Is photography allowed inside the galleries?

Generally yes for personal, non-flash photography, though specific temporary exhibitions occasionally restrict it depending on loan conditions from lending institutions or artists; signage at the entrance to each gallery will note any exhibition-specific rules.

Is MAR wheelchair accessible?

Yes — the ramp connecting the ground floor to the rooftop terrace also serves as the building’s main accessible route between levels, and both buildings have step-free access from the square; contact the museum ahead of a visit with specific mobility needs.

What language are the guided tours in, if any offered?

MAR occasionally runs docent-led tours in Portuguese, with English availability varying by day and season; check at the ticket desk on arrival, since self-guided visits with the bilingual wall text are the reliable default rather than assuming a guided option will be running.

How does MAR handle Rio’s Afro-Brazilian and favela history in its collection?

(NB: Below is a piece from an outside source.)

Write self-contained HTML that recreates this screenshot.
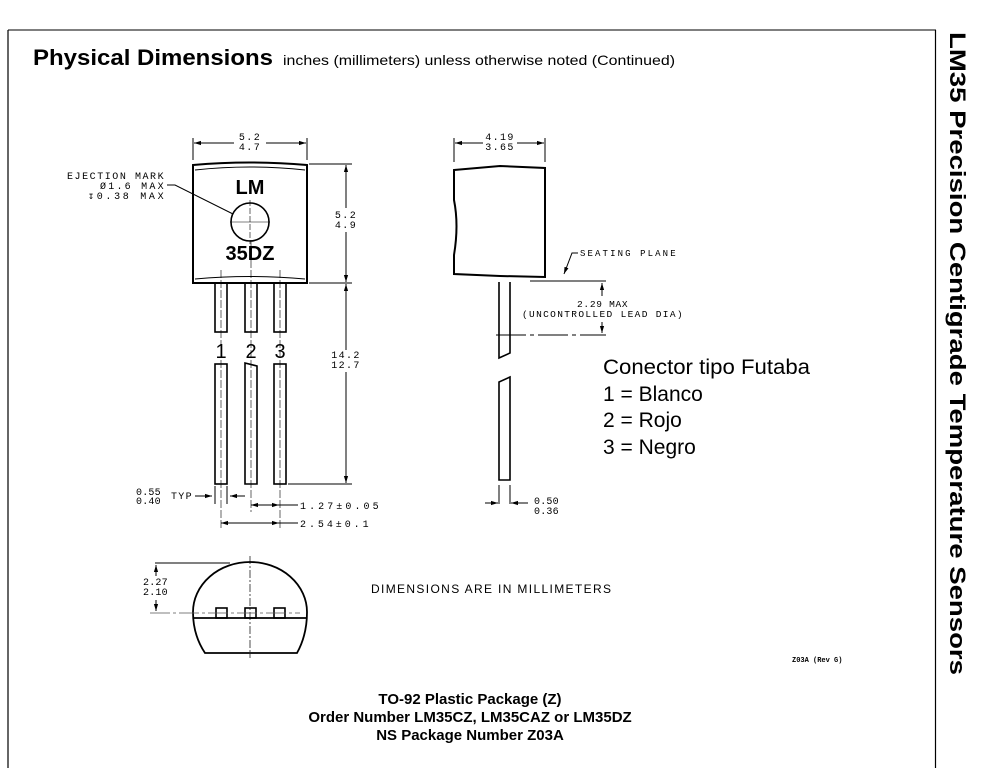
<!DOCTYPE html>
<html><head><meta charset="utf-8"><style>
html,body{margin:0;padding:0;background:#fff;}
svg{display:block;}
text{font-family:"Liberation Sans",sans-serif;fill:#000;}
.m text{font-family:"Liberation Mono","DejaVu Sans Mono",monospace;font-size:10px;letter-spacing:1.4px;}
</style></head><body>
<svg width="985" height="768" viewBox="0 0 985 768" xmlns="http://www.w3.org/2000/svg">
<defs>
<marker id="a" viewBox="0 0 10 10" refX="10" refY="5" markerWidth="7" markerHeight="7" orient="auto-start-reverse"><path d="M0,2 L10,5 L0,8 z" fill="#000"/></marker>
</defs>
<g stroke="#000" fill="none">
<line x1="8" y1="30" x2="936" y2="30" stroke="#555" stroke-width="1.5"/>
<line x1="8" y1="30" x2="8" y2="768" stroke-width="1.2"/>
<line x1="935.5" y1="30" x2="935.5" y2="768" stroke-width="1.2"/>
</g>
<text x="33" y="65" font-size="22" font-weight="bold" textLength="240" lengthAdjust="spacingAndGlyphs">Physical Dimensions</text>
<text x="283" y="65" font-size="14" textLength="392" lengthAdjust="spacingAndGlyphs">inches (millimeters) unless otherwise noted  (Continued)</text>
<text transform="translate(950,32) rotate(90)" font-size="22" font-weight="bold" textLength="643" lengthAdjust="spacingAndGlyphs">LM35 Precision Centigrade Temperature Sensors</text>

<g stroke="#000" fill="none" stroke-width="1">
<path d="M193,165 Q250,160 307,165 L307,283 L193,283 Z" stroke-width="2"/>
<path d="M195,170 Q250,164 305,170" />
<path d="M195,279 Q250,274 305,279" />
<circle cx="250" cy="222" r="19" stroke-width="1.6"/>
<line x1="230" y1="222" x2="270" y2="222" stroke-width="0.6"/>
<line x1="250" y1="200" x2="250" y2="244" stroke-width="0.6" stroke-dasharray="6,2"/>
<path d="M167,185 L175,185 L233,214" />
<line x1="193" y1="138" x2="193" y2="160"/><line x1="307" y1="138" x2="307" y2="160"/>
<line x1="194" y1="143" x2="234" y2="143" marker-start="url(#a)"/>
<line x1="266" y1="143" x2="306" y2="143" marker-end="url(#a)"/>
<line x1="309" y1="164" x2="352" y2="164"/>
<line x1="309" y1="283" x2="352" y2="283"/>
<line x1="288" y1="484" x2="352" y2="484"/>
<line x1="346" y1="165" x2="346" y2="208" marker-start="url(#a)"/>
<line x1="346" y1="232" x2="346" y2="282" marker-end="url(#a)"/>
<line x1="346" y1="284" x2="346" y2="350" marker-start="url(#a)"/>
<line x1="346" y1="372" x2="346" y2="483" marker-end="url(#a)"/>
<rect x="215" y="283" width="12" height="49" stroke-width="1.6"/>
<rect x="245" y="283" width="12" height="49" stroke-width="1.6"/>
<rect x="274" y="283" width="12" height="49" stroke-width="1.6"/>
<rect x="215" y="364" width="12" height="120" stroke-width="1.6"/>
<path d="M245,484 L245,363 L257,366 L257,484 Z" stroke-width="1.6"/>
<rect x="274" y="364" width="12" height="120" stroke-width="1.6"/>
<g stroke-width="0.6" stroke-dasharray="8,2">
<line x1="221" y1="270" x2="221" y2="530"/>
<line x1="251" y1="240" x2="251" y2="512"/>
<line x1="280" y1="270" x2="280" y2="530"/>
</g>
<line x1="195" y1="496" x2="212" y2="496" marker-end="url(#a)"/>
<line x1="245" y1="496" x2="230" y2="496" marker-end="url(#a)"/>
<line x1="215" y1="486" x2="215" y2="504"/><line x1="227" y1="486" x2="227" y2="504"/>
<line x1="251" y1="505" x2="298" y2="505" marker-start="url(#a)"/>
<line x1="221" y1="523" x2="298" y2="523" marker-start="url(#a)"/>
<line x1="264" y1="505" x2="279" y2="505" marker-end="url(#a)"/>
<line x1="250" y1="523" x2="279" y2="523" marker-end="url(#a)"/>

<path d="M454,170 L500,166 L545,168 L545,277 L500,276 L454,274 L454,255 Q459,225 454,200 Z" stroke-width="2"/>
<line x1="454" y1="138" x2="454" y2="162"/><line x1="545" y1="138" x2="545" y2="162"/>
<line x1="455" y1="143" x2="483" y2="143" marker-start="url(#a)"/>
<line x1="517" y1="143" x2="544" y2="143" marker-end="url(#a)"/>
<path d="M499,282 L499,358 L510,353 L510,282" stroke-width="1.6"/>
<path d="M499,480 L499,382 L510,377 L510,480 Z" stroke-width="1.6"/>
<line x1="530" y1="281" x2="606" y2="281"/>
<path d="M578,253 L572,253 L564,274" marker-end="url(#a)"/>
<line x1="496" y1="335" x2="606" y2="335" stroke-dasharray="30,4,4,4"/>
<line x1="602" y1="283" x2="602" y2="296" marker-start="url(#a)"/>
<line x1="602" y1="322" x2="602" y2="333" marker-end="url(#a)"/>
<line x1="499" y1="485" x2="499" y2="504"/><line x1="510" y1="485" x2="510" y2="504"/>
<line x1="485" y1="503" x2="498" y2="503" marker-end="url(#a)"/>
<line x1="528" y1="503" x2="511" y2="503" marker-end="url(#a)"/>

<path d="M205,653 L297,653 Q307,635 307,612 A57,50 0 1 0 193,612 Q193,635 205,653 Z" stroke-width="1.8"/>
<line x1="193" y1="618" x2="307" y2="618" stroke-width="1.8"/>
<rect x="216" y="608" width="11" height="10" stroke-width="1.6"/>
<rect x="245" y="608" width="11" height="10" stroke-width="1.6"/>
<rect x="274" y="608" width="11" height="10" stroke-width="1.6"/>
<line x1="250" y1="556" x2="250" y2="658" stroke-width="0.7" stroke-dasharray="8,2,2,2"/>
<line x1="150" y1="613" x2="300" y2="613" stroke-width="0.8" stroke="#555" stroke-dasharray="20,3,3,3"/>
<line x1="155" y1="563" x2="230" y2="563"/>
<line x1="156" y1="565" x2="156" y2="576" marker-start="url(#a)"/>
<line x1="156" y1="600" x2="156" y2="611" marker-end="url(#a)"/>
</g>

<text x="250" y="194" font-size="20" font-weight="bold" text-anchor="middle">LM</text>
<text x="250" y="260" font-size="20" font-weight="bold" text-anchor="middle">35DZ</text>
<text x="221" y="358" font-size="20" text-anchor="middle">1</text>
<text x="251" y="358" font-size="20" text-anchor="middle">2</text>
<text x="280" y="358" font-size="20" text-anchor="middle">3</text>
<g class="m">
<text x="250" y="140" text-anchor="middle">5.2</text>
<text x="250" y="150" text-anchor="middle">4.7</text>
<text x="67" y="179" textLength="98">EJECTION MARK</text>
<text x="100" y="189" textLength="65">Ø1.6 MAX</text>
<text x="88" y="199" textLength="77">↧0.38 MAX</text>
<text x="346" y="218" text-anchor="middle">5.2</text>
<text x="346" y="228" text-anchor="middle">4.9</text>
<text x="346" y="358" text-anchor="middle">14.2</text>
<text x="346" y="368" text-anchor="middle">12.7</text>
<text x="136" y="495" textLength="26">0.55</text>
<text x="136" y="504" textLength="26">0.40</text>
<text x="171" y="499" textLength="22">TYP</text>
<text x="300" y="509" textLength="80">1.27±0.05</text>
<text x="300" y="527" textLength="70">2.54±0.1</text>
<text x="500" y="140" text-anchor="middle">4.19</text>
<text x="500" y="150" text-anchor="middle">3.65</text>
<text x="580" y="256" textLength="97" style="font-size:9px">SEATING PLANE</text>
<text x="522" y="307" textLength="162" style="font-size:9.5px" transform="translate(0,0)"> </text>
<text x="577" y="307" textLength="52" style="font-size:9.5px">2.29 MAX</text>
<text x="522" y="317" textLength="162" style="font-size:9.5px">(UNCONTROLLED LEAD DIA)</text>
<text x="534" y="504" textLength="26">0.50</text>
<text x="534" y="514" textLength="26">0.36</text>
<text x="143" y="585" textLength="26">2.27</text>
<text x="143" y="595" textLength="26">2.10</text>
</g>
<text x="603" y="374" font-size="21" textLength="207" lengthAdjust="spacingAndGlyphs">Conector tipo Futaba</text>
<text x="603" y="401" font-size="21">1 = Blanco</text>
<text x="603" y="427" font-size="21">2 = Rojo</text>
<text x="603" y="454" font-size="21">3 = Negro</text>
<text x="371" y="593" font-size="12" textLength="240" lengthAdjust="spacing">DIMENSIONS  ARE  IN  MILLIMETERS</text>
<text x="792" y="662" font-size="7" font-weight="bold" style="font-family:'Liberation Mono',monospace">Z03A (Rev G)</text>
<text x="470" y="704" font-size="15" font-weight="bold" text-anchor="middle">TO-92 Plastic Package (Z)</text>
<text x="470" y="722" font-size="15" font-weight="bold" text-anchor="middle">Order Number LM35CZ, LM35CAZ or LM35DZ</text>
<text x="470" y="740" font-size="15" font-weight="bold" text-anchor="middle">NS Package Number Z03A</text>
</svg>
</body></html>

Directly, in parts of its permanent holdings and temporary programming — favela life and Black Brazilian visual culture are recurring subjects rather than a token inclusion, consistent with the museum’s broader civic, education-first approach. For the fuller historical picture beyond the museum’s collection, see afro-brazilian-heritage-in-rio.

Is MAR a good stop for someone with only a casual interest in art?

Yes — the building and rooftop alone justify the visit even for someone who doesn’t typically seek out art museums, and the collection’s strong focus on Rio itself as subject matter makes it more accessible than a purely academic survey of art history would be.

How does MAR fit into a longer Rio itinerary beyond a single day?

On a week-long trip, MAR pairs naturally with a broader Centro and Porto Maravilha exploration spread across two half-days rather than one rushed afternoon — one day for the museums and rooftop, a separate day for the Valongo Wharf, Pedra do Sal, and the wider Little Africa district, each given the unhurried attention both deserve.